Frank (Kiernan Canter) loves Anna (Cinzia Monreale). True love! Uh oh....housekeeper/voodoo priestess Iris (Franca Stoppi) loves Frank....bad news for Anna. A voodoo ceremony later and Anna assumes room temperature. But wait! Frank is into taxidermy (who isn't?) and is determined to have Anna around forever. He robs Anna's grave, takes her home and stuffs her (btw...we see the whole gory operation). Iris loves Frank so much that she tolerates having Anna around....for now. Oh yes, while Frank was disemboweling Anna, he forgot he had a female hitchhiker in his van. Hence the hitchhiker is a witness and in the world of the deranged, witnesses are inconvenient.
Frank kills the witness and Iris helps chop her up for an acid bath. Frank wants sex but can only have it when next to Anna's corpse. This eventually spells doom for some naive young ladies/witnesses. After a beautiful jogger goes missing, the cops start snooping around Frank's villa. Iris is able to rid the estate of evidence, but demands he throw Anna away. As Iris realizes that Anna will always be between her and Frank (literally and figuratively), her relationship with Frank deteriorates. When Iris and Frank grow increasingly unstable, hatchets and knives enter the plot. Can Iris ever replace Anna? Will Anna's coldness send Frank into Iris' arms?

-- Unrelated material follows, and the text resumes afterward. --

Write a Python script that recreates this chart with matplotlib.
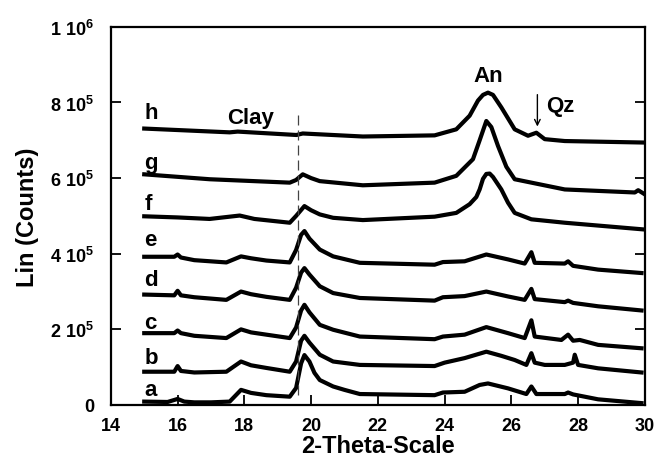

This is a gory one. The murder scenes are over-the-top and we are treated to gross detail in Anna's taxidermy operation. The ending is shocking and goes beyond Frank and Iris. Just like "Anthropophagus," whatever you think of this film, the last ten seconds will have you cheering...that is, if you are a horror film fan. "Beyond the Darkness" is available uncut on YouTube.